Образ прекрасной еврейки возбудил сочувствие некоторых читательниц, которые обвинили автора в том, что, определяя судьбу своих героев, он предназначил руку Уилфреда не Ревекке, а менее привлекательной Ровене. Но, не говоря уже о том, что предрассудки той эпохи делали подобный брак почти невозможным, автор позволяет себе попутно заметить, что временное благополучие не возвышает, а унижает людей, исполненных истинной добродетели и высокого благородства. Читателем романов является молодое поколение, и было бы слишком опасно преподносить им роковую доктрину, согласно которой чистота поведения и принципов естественно согласуется или неизменно вознаграждается удовлетворением наших страстей или исполнением наших желаний. Словом, если добродетельная и самоотверженная натура обделена земными благами, властью, положением в свете, если на ее долю не достается удовлетворение внезапной и несчастной страсти, подобной страсти Ревекки к Айвенго, то нужно, чтобы читатель был способен сказать – поистине добродетель имеет особую награду. Ведь созерцание великой картины жизни показывает, что самоотречение и пожертвование своими страстями во имя долга редко бывают вознаграждены и что внутреннее сознание исполненных обязанностей дает человеку подлинную награду – душевный покой, который никто не может ни отнять, ни дать [Скотт: 17–18].

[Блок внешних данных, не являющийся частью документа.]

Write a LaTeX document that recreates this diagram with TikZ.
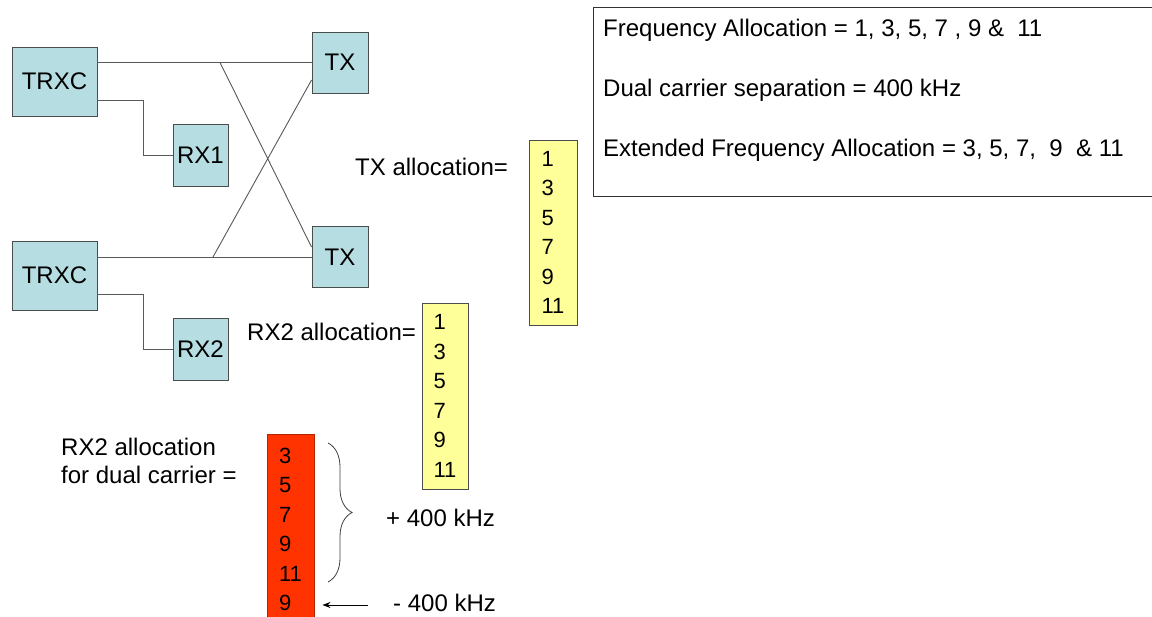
\documentclass[tikz,border=0pt]{standalone}
\usepackage{fontspec}
\setmainfont{Liberation Sans}
\usetikzlibrary{arrows.meta,decorations.pathreplacing,calc}
\definecolor{boxblue}{RGB}{182,222,226}
\definecolor{boxyellow}{RGB}{255,255,153}
\definecolor{boxred}{RGB}{255,51,0}
\begin{document}
\begin{tikzpicture}[x=1pt,y=-1pt,
  blk/.style={draw=black!70, fill=boxblue, line width=0.9pt, inner sep=0pt, font=\fontsize{24}{28}\selectfont},
  wire/.style={draw=black!65, line width=0.9pt},
  lbl/.style={anchor=base west, inner sep=0pt, font=\fontsize{24}{28}\selectfont},
  col/.style={draw=black!70, line width=0.9pt, inner sep=0pt, align=left, font=\fontsize{22}{29.5}\selectfont},
]
\useasboundingbox (0,0) rectangle (1152,617);
\clip (0,0) rectangle (1152,617);
\fill[white] (0,0) rectangle (1152,617);

% blocks
\node[blk, minimum width=85pt, minimum height=69pt] (t1) at (54.5,81.5) {TRXC};
\node[blk, minimum width=85pt, minimum height=69pt] (t2) at (54.5,275.5) {TRXC};
\node[blk, minimum width=55pt, minimum height=62pt] (rx1) at (200.5,155) {RX1};
\node[blk, minimum width=55pt, minimum height=62pt] (rx2) at (200.5,349) {RX2};
\node[blk, minimum width=56pt, minimum height=61pt] (tx1) at (340,62.5) {TX};
\node[blk, minimum width=56pt, minimum height=61pt] (tx2) at (340,257) {TX};

% wires
\draw[wire] (tx1.west) -- (tx1.west -| t1.east);
\draw[wire] (tx2.west) -- (tx2.west -| t2.east);
\draw[wire] ([yshift=-18.5pt]t1.east) -- ++(46,0) |- (rx1.west);
\draw[wire] ([yshift=-18.5pt]t2.east) -- ++(46,0) |- (rx2.west);
\coordinate (c1) at (220,62.5);
\coordinate (c2) at (213,257);
\draw[wire] (c1) -- ([yshift=10pt]tx2.west);
\draw[wire] (c2) -- ([yshift=-17.5pt]tx1.west);

% allocation columns
\node[col, fill=boxyellow, minimum width=48pt, minimum height=185pt] (ytx) at (553,232.5) {1\\3\\5\\7\\9\\11};
\node[col, fill=boxyellow, minimum width=46pt, minimum height=186pt] (yrx) at (445,396) {1\\3\\5\\7\\9\\11};
\node[col, draw=boxred!70!black, fill=boxred, minimum width=47pt, minimum height=191pt] (red) at (290.5,529.5) {3\\5\\7\\9\\11\\9};

% labels
\node[lbl] (ltx) at (355,176) {TX allocation=};
\node[lbl] (lrx) at (247,341) {RX2 allocation=};
\node[lbl] (ld1) at (61,456) {RX2 allocation};
\node[lbl] (ld2) at (61,484) {for dual carrier =};
\node[lbl] (lp) at (386,526) {+ 400 kHz};
\node[lbl] (lm) at (393,611) {- 400 kHz};

% brace and arrow
\coordinate (b1) at (328,443);
\coordinate (b2) at (328,582);
\draw[black!75, line width=0.8pt, decorate, decoration={brace, amplitude=24pt, aspect=0.5}] (b1) -- (b2);
\coordinate (a1) at (368,605);
\draw[black, line width=0.8pt, -{Stealth[length=8pt,width=6pt]}] (a1) -- ([xshift=8pt]red.east |- a1);

% info box
\node[draw=black!80, line width=1pt, minimum width=620pt, minimum height=189pt, anchor=north west, inner sep=0pt] (info) at (593,7) {};
\node[lbl] (f1) at (603,37) {Frequency Allocation = 1, 3, 5, 7 , 9 \&\ \ 11};
\node[lbl] (f2) at (603,97) {Dual carrier separation = 400 kHz};
\node[lbl] (f3) at (603,157) {Extended Frequency Allocation = 3, 5, 7,\ \ 9\ \ \& 11};
\end{tikzpicture}
\end{document}
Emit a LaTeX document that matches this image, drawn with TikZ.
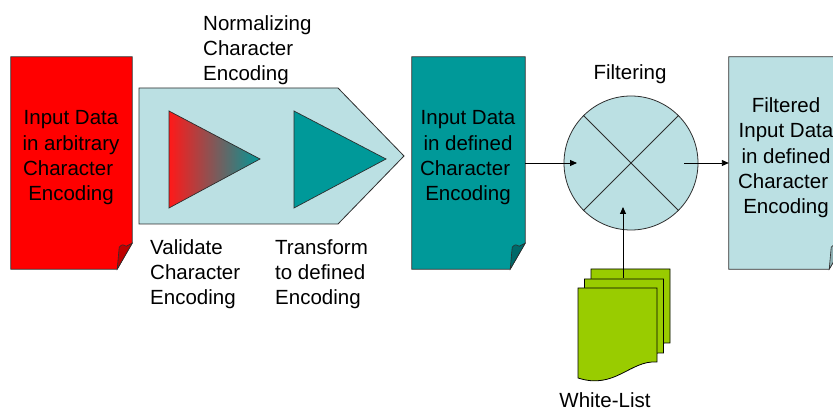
\documentclass[tikz,border=0pt]{standalone}
\usepackage{fontspec}
\setmainfont{Liberation Sans}
\usetikzlibrary{calc,arrows.meta}

\definecolor{docred}{RGB}{255,0,0}
\definecolor{foldred}{RGB}{190,0,0}
\definecolor{tealdoc}{RGB}{0,153,153}
\definecolor{foldteal}{RGB}{0,105,105}
\definecolor{paleblue}{RGB}{187,224,227}
\definecolor{foldblue}{RGB}{140,175,178}
\definecolor{leafgreen}{RGB}{153,204,0}
\definecolor{edgegray}{RGB}{45,45,45}
\definecolor{shadered}{RGB}{255,25,25}
\definecolor{shademid}{RGB}{222,95,95}

% document with a folded lower-right corner, drawn round a named node
\newcommand\foldeddoc[3]{%
  \path[fill=#2,draw=edgegray,line width=0.8pt]
    (#1.north west) -- (#1.north east) -- ($(#1.south east)+(0,-26)$)
    -- ($(#1.south east)+(-15,0)$) -- (#1.south west) -- cycle;
  \path[fill=#3,draw=edgegray,line width=0.6pt]
    ($(#1.south east)+(-15,0)$) -- ($(#1.south east)+(-13,-22)$)
    .. controls ($(#1.south east)+(-10,-25)$) .. ($(#1.south east)+(-6,-23)$)
    -- ($(#1.south east)+(0,-26)$) -- cycle;
}

% one page of the stacked white-list pile
\newcommand\listpage[2]{%
  \path[fill=leafgreen,draw=black,line width=0.8pt]
    (#1,#2) -- ++(79,0) -- ++(0,74)
    .. controls ++(-27,-2) and ++(37,12) .. ++(-79,16) -- cycle;
}

\begin{document}
\begin{tikzpicture}[x=1pt,y=-1pt,
  font=\fontsize{20.5}{25.3}\selectfont,
  docbody/.style={inner sep=0pt,align=center},
  lbl/.style={inner sep=0pt,align=left},
  conn/.style={draw=black,line width=0.9pt,-{Triangle[length=7pt,width=6pt]}}]

\useasboundingbox (0,0) rectangle (833,411);
\clip (0,0) rectangle (833,411);

% input document
\node[docbody,minimum width=121pt,minimum height=212pt] (rawdoc) at (71.5,163) {};
\foldeddoc{rawdoc}{docred}{foldred}
\node[docbody] (rawtxt) at (71,158) {Input Data\\in arbitrary\\Character\kern0.28em\\Encoding};

% normalization stage
\node[inner sep=0pt,minimum width=265pt,minimum height=136pt] (norm) at (271.5,156) {};
\path[fill=paleblue,draw=edgegray,line width=0.8pt]
  (139,88) -- (338,88) -- (404,156) -- (338,224) -- (139,224) -- cycle;
\shade[left color=shadered,middle color=shademid,right color=tealdoc]
  (169,111) -- (260,159) -- (169,208) -- cycle;
\draw[edgegray,line width=0.7pt] (169,111) -- (260,159) -- (169,208) -- cycle;
\path[fill=tealdoc,draw=edgegray,line width=0.7pt]
  (294,111) -- (386,159) -- (294,208) -- cycle;

\node[lbl,anchor=north west] (normlbl) at (203,15) {Normalizing\\Character\\Encoding};
\node[lbl,anchor=north west] (vallbl) at (150,239) {Validate\\Character\\Encoding};
\node[lbl,anchor=north west] (trlbl) at (275,239) {Transform\\to defined\\Encoding};

% normalized document
\node[docbody,minimum width=113pt,minimum height=212pt] (defdoc) at (468.5,163) {};
\foldeddoc{defdoc}{tealdoc}{foldteal}
\node[docbody] (deftxt) at (468,158) {Input Data\\in defined\\Character\kern0.28em\\Encoding};

% filter
\node[circle,fill=paleblue,draw=edgegray,line width=0.8pt,minimum size=134pt,inner sep=0pt]
  (filter) at (631,163) {};
\draw[edgegray,line width=0.8pt] (filter.135) -- (filter.-45);
\draw[edgegray,line width=0.8pt] (filter.45) -- (filter.-135);
\node (filtlbl) at (630,74) {Filtering};

% filtered document
\node[docbody,minimum width=115pt,minimum height=212pt] (outdoc) at (786.5,163) {};
\foldeddoc{outdoc}{paleblue}{foldblue}
\node[docbody] (outtxt) at (786,158) {Filtered\\Input Data\\in defined\\Character\kern0.28em\\Encoding};

% white-list pile
\listpage{591}{269}
\listpage{584.5}{279}
\listpage{578}{288}
\node[inner sep=0pt,minimum width=91pt,minimum height=113pt] (wlist) at (623.5,325) {};
\node (wllbl) at (605,400) {White-List};

% connectors
\coordinate (fin) at ($(filter.center)+(-54,0)$);
\coordinate (fout) at ($(filter.center)+(53,0)$);
\coordinate (fbot) at ($(filter.center)+(-8,44)$);
\coordinate (wltop) at (623,278);
\draw[conn] (defdoc.east) -- (fin);
\draw[conn] (fout) -- (outdoc.west);
\draw[conn] (wltop) -- (fbot);

\end{tikzpicture}
\end{document}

Вальтер Скотт здесь переводит еврейскую составляющую проблемы в чисто этический план. Однако «самоотречение» Ревекки и ее «пожертвование своими страстями» неизбежно обращает нас к еврейству героини, а значит и к теме еврейской отчужденности (здесь равной жертвенности).

Едва ли Пастернак не помнил об этой – благородной, печальной и безнадежной – попытке оправдания вечной несправедливости. Следует заметить, что мотив несправедливости (жестокости) «земной» судьбы занимает важное место в сюжете (и метафизике) пастернаковского романа, что позволяет увидеть и декларировавшееся «сведение счетов с еврейством» не вполне однозначно. Позиция Пастернака шире и свободнее, чем близкие автору, но чреватые догматизмом построения Гордона.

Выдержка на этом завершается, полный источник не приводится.